Все-таки я уточню кое-что насчет бедности. Время от времени Окуджава позволяет себе что-нибудь вроде «бравой брани брандмейстеров». Или пишет: «Петухи проголосили, песни позднике погасли…» — и дальше 43 слова в стихотворении — все на «п». Или — перечисляя «Дезику» «наши традиции» — дает такой перечень: верность, виктория, вобла, война, воля, восторг, вероятность везения…
Спрашивается: зачем эти экзерсисы в духе Ломоносова и прочих докторов элоквенции восемнадцатого века нужны поэту века двадцатого, принципиально поющему простые песенки?
Я думаю, затем, чтобы читатель помнил: не проста эта его простота, и не от бедности эта бедность.

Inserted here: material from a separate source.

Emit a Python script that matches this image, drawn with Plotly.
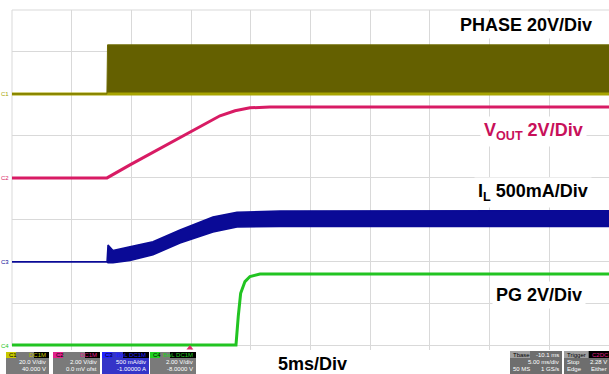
"""Scope capture: soft-start of a buck converter (PHASE, VOUT, IL, PG)."""

import plotly.graph_objects as go

FONT = "Liberation Sans, Arial, sans-serif"

# ---------------------------------------------------------------------------
# Data: time in ms (5 ms/div), amplitude in screen divisions
# ---------------------------------------------------------------------------

t_phase = [0.0, 7.95, 8.0, 50.0]
phase_lo = [6.0, 6.0, 6.0, 6.0]
phase_hi = [6.0, 6.0, 7.17, 7.17]

t_vout = [0.0, 7.96, 9.88, 11.56, 14.9, 16.16, 17.42, 18.68, 19.93, 21.6, 50.0]
vout = [4.0, 4.0, 4.31, 4.57, 5.10, 5.29, 5.48, 5.60, 5.67, 5.69, 5.69]

t_il = [0.0, 7.96, 8.04, 8.46, 9.88, 11.81, 14.07, 16.83, 18.84, 20.77, 22.45, 50.0]
il_hi = [2.0, 2.0, 2.40, 2.27, 2.36, 2.48, 2.76, 3.07, 3.18, 3.20, 3.21, 3.22]
il_lo = [2.0, 2.0, 1.98, 1.98, 2.03, 2.17, 2.45, 2.71, 2.83, 2.84, 2.84, 2.84]

t_pg = [0.0, 18.76, 18.95, 19.15, 19.51, 19.93, 20.77, 22.7, 50.0]
pg = [0.02, 0.02, 0.70, 1.25, 1.53, 1.65, 1.71, 1.71, 1.71]

trigger_t = 14.9

channels = ["C1", "C2", "C3", "C4"]
channel_offsets = [6.0, 4.0, 2.0, 0.0]
channel_colors = ["#a8a400", "#d81b64", "#0a0a96", "#22c422"]

# ---------------------------------------------------------------------------
# Geometry helpers (pixels -> paper) for the status bar decorations
# ---------------------------------------------------------------------------

L, T, W, H = 12, 10, 597, 340


def px(x):
    return (x - L) / W


def py(y):
    return (T + H - y) / H


fig = go.Figure()

# PHASE: switching node, drawn as a filled band
fig.add_trace(go.Scatter(x=t_phase, y=phase_lo, mode="lines",
                         line=dict(color="#a8a400", width=3), hoverinfo="skip"))
fig.add_trace(go.Scatter(x=t_phase, y=phase_hi, mode="lines", fill="tonexty",
                         fillcolor="#646000", line=dict(color="#6e6a00", width=1),
                         hoverinfo="skip"))

# VOUT
fig.add_trace(go.Scatter(x=t_vout, y=vout, mode="lines",
                         line=dict(color="#d81b64", width=3), hoverinfo="skip"))

# IL: ripple envelope
fig.add_trace(go.Scatter(x=t_il, y=il_lo, mode="lines",
                         line=dict(color="#0a0a96", width=1.5), hoverinfo="skip"))
fig.add_trace(go.Scatter(x=t_il, y=il_hi, mode="lines", fill="tonexty",
                         fillcolor="#0a0a96", line=dict(color="#0a0a96", width=1.5),
                         hoverinfo="skip"))

# PG
fig.add_trace(go.Scatter(x=t_pg, y=pg, mode="lines",
                         line=dict(color="#22c422", width=3), hoverinfo="skip"))

# trigger marker
fig.add_trace(go.Scatter(x=[trigger_t], y=[-0.05], mode="markers", cliponaxis=False,
                         marker=dict(symbol="triangle-up", size=6, color="#e0306a"),
                         hoverinfo="skip"))

grid = "#d9d9d9"
fig.update_layout(
    width=609,
    height=374,
    margin=dict(l=L, r=0, t=T, b=374 - T - H),
    paper_bgcolor="white",
    plot_bgcolor="white",
    showlegend=False,
    font=dict(family=FONT),
    xaxis=dict(range=[0, 50], dtick=5, showgrid=True, gridcolor=grid,
               showticklabels=False, ticks="", zeroline=False, fixedrange=True),
    yaxis=dict(range=[-0.1, 8], dtick=1, showgrid=True, gridcolor=grid,
               showticklabels=False, ticks="", zeroline=False, fixedrange=True),
)

# frame (left and top edges of the graticule)
fig.add_shape(type="line", xref="paper", yref="paper", x0=0, x1=0, y0=py(346), y1=1,
              line=dict(color=grid, width=1), layer="below")
fig.add_shape(type="line", xref="paper", yref="paper", x0=0, x1=1, y0=1, y1=1,
              line=dict(color=grid, width=1), layer="below")

# channel ground markers on the left
for name, off, col in zip(channels, channel_offsets, channel_colors):
    fig.add_annotation(x=0, y=off, xref="x", yref="y", text=name, showarrow=False,
                       xanchor="right", xshift=-1, font=dict(size=6, color=col))

# trace labels
labels = [
    ("<b>PHASE 20V/Div</b>", 48.6, 7.64, "black"),
    ("<b>V<sub>OUT</sub> 2V/Div</b>", 47.8, 5.10, "#c8105a"),
    ("<b>I<sub>L</sub> 500mA/Div</b>", 48.2, 3.66, "black"),
    ("<b>PG 2V/Div</b>", 47.7, 1.21, "black"),
]
for text, x, y, col in labels:
    fig.add_annotation(x=x, y=y, xref="x", yref="y", text=text, showarrow=False,
                       xanchor="right", yanchor="middle", xshift=4,
                       bgcolor="white", borderpad=3,
                       font=dict(size=18, color=col, family=FONT))

fig.add_annotation(x=px(312), y=py(364), xref="paper", yref="paper",
                   text="<b>5ms/Div</b>", showarrow=False, xanchor="center",
                   yanchor="middle", font=dict(size=18, color="black", family=FONT))

# ---------------------------------------------------------------------------
# Status bar (channel boxes and timebase/trigger boxes)
# ---------------------------------------------------------------------------


def box(x0, x1, y0, y1, fill):
    fig.add_shape(type="rect", xref="paper", yref="paper", x0=px(x0), x1=px(x1),
                  y0=py(y1), y1=py(y0), fillcolor=fill, line=dict(width=0))


def txt(x, y, s, col="white", anchor="right", size=6):
    fig.add_annotation(x=px(x), y=py(y), xref="paper", yref="paper", text=s,
                       showarrow=False, xanchor=anchor, yanchor="middle",
                       font=dict(size=size, color=col, family=FONT))


ch_boxes = [
    (6, 49, "#7a7a7a", "#c8c800", "DC1M", "20.0 V/div", "40.000 V"),
    (53, 100, "#7a7a7a", "#e0208c", "DC1M", "2.00 V/div", "0.0 mV ofst"),
    (102, 149, "#3434c8", "#2020ff", "BwL DC1M", "500 mA/div", "-1.00000 A"),
    (150, 196, "#7a7a7a", "#20d020", "BwL DC1M", "2.00 V/div", "-8.0000 V"),
]
for name, (x0, x1, bg, tag, cpl, vdiv, ofs) in zip(channels, ch_boxes):
    box(x0, x1, 352, 374, bg)
    box(x0, x0 + 10, 352, 358, tag)
    txt(x0 + 1, 355, name, col="black", anchor="left")
    cw = 15 if cpl == "DC1M" else 26
    box(x1 - cw, x1, 352, 358, "black")
    txt(x1 - 1, 355, cpl, col=tag)
    txt(x1 - 1, 362, vdiv)
    txt(x1 - 1, 369, ofs)

box(510, 562, 351, 374, "#6e6e6e")
box(510, 530, 351, 358, "#a0a0a0")
txt(511, 355, "Tbase", col="black", anchor="left")
txt(561, 355, "-10.1 ms")
txt(561, 362, "5.00 ms/div")
txt(511, 369, "50 MS", anchor="left")
txt(561, 369, "1 GS/s")

box(564, 609, 351, 374, "#6e6e6e")
box(564, 588, 351, 358, "#a0a0a0")
box(589, 609, 351, 358, "black")
txt(565, 355, "Trigger", col="black", anchor="left")
txt(590, 355, "C2DC", col="#e0208c", anchor="left")
txt(565, 362, "Stop", anchor="left")
txt(609, 362, "2.28 V")
txt(565, 369, "Edge", anchor="left")
txt(609, 369, "Either")

# the page body has a default margin; drop it so the figure sits at the origin
fig.write_html("out.html", config={"displayModeBar": False},
               post_script="document.body.style.margin='0';")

«Бесхитростная» обнаженность простого стиха и полное нежелание прикрыться какими бы то ни было «доспехами» формы находятся в связи (в глубинной, загадочной внутренней связи) с той драмой, что все твердыни, на которых был выстроен мир поэта (мир его поколения), потерялись в небытии.
О том, что ему осталось (досталось), он, как мы расслышали, шепнул маме: одиночество.
Время от времени он об этом «говорит», но дело не в этом, вернее, не только в этом. Поэт может сказать: «Нева Петровна, я просто одинокий человек». Или: «Остаюсь я один. Вот так. Остаюсь». Или: «Одинок, как ветка в поле». Или даже так (шутливо, сыну): «Папочка твой не случайно сработал надежный свой кокон». В стихе срабатывает не только сообщение, но и его тон. Его цвет.
Цвет того мира, в котором обретает себя красный мальчик, ставший маленьким солдатом, отнюдь не красный, хотя и крови там много, и знамя — цвета крови.
Цвет булатова мира — синий. Смежный с голубым, отливающим в сумеречность. Смежный с лиловым, отливающим в ночь. Синий — цвет обречения. Синие шторы над умирающим. Синий иней на остывающей подушке. Синяя зола в потухшей печи. Синька, несбыточная довоенная синька на рынке прифронтового города — в руках зазывающей цыганки.
Любой грамотный филолог немедленно продемонстрирует мне в ответ и в опровержение: «два кузнечика зеленых в траве, насупившись, сидят, над ними синие туманы во все стороны летят. Над ними красные цветочки и золотые лопухи… Два кузнечика зеленых пишут белые стихи». Я подхвачу: «синяя крона, малиновый ствол, звяканье шишек зеленых…»
Куда девается синий в этом разлетающемся «во все стороны» многоцветье?
А вы не чувствуете, что это многоцветье, эта праздничная радуга — в чем-то сродни «картонным» трубам? Что живописцы и маляры раскрашивают этот мир так, что он превращается в декоративный, ярмарочный, наведенный? И что у красной реки, у синей горы разворачивается действие разом ритуальное и потустороннее — сон, греза?
Добавим сюда голубую кровь поэтов и то, что ангел белый, а ворон черный (варианты: белые стихи, черный кот). Определенность черного — белого вообще пароль воевавшего поколения, но поверх этого графичного грунта выстраивается у Булата мир откровенно, демонстративно, соблазнительно сказочный, радужно многоцветный. «Желтую краску возьми… серую краску… черную… синюю… красную… зеленую…», — Лиля! Лиля! — поет цыганка, и первоначальная синева тонет в петушьем крике цветописи, похожей на детский рисунок, на рекламу цветных карандашей, на площадной рай…
В сочетании с простой музыкой этот балаганчик производит загадочное действие, которое знающие люди называют соблазном.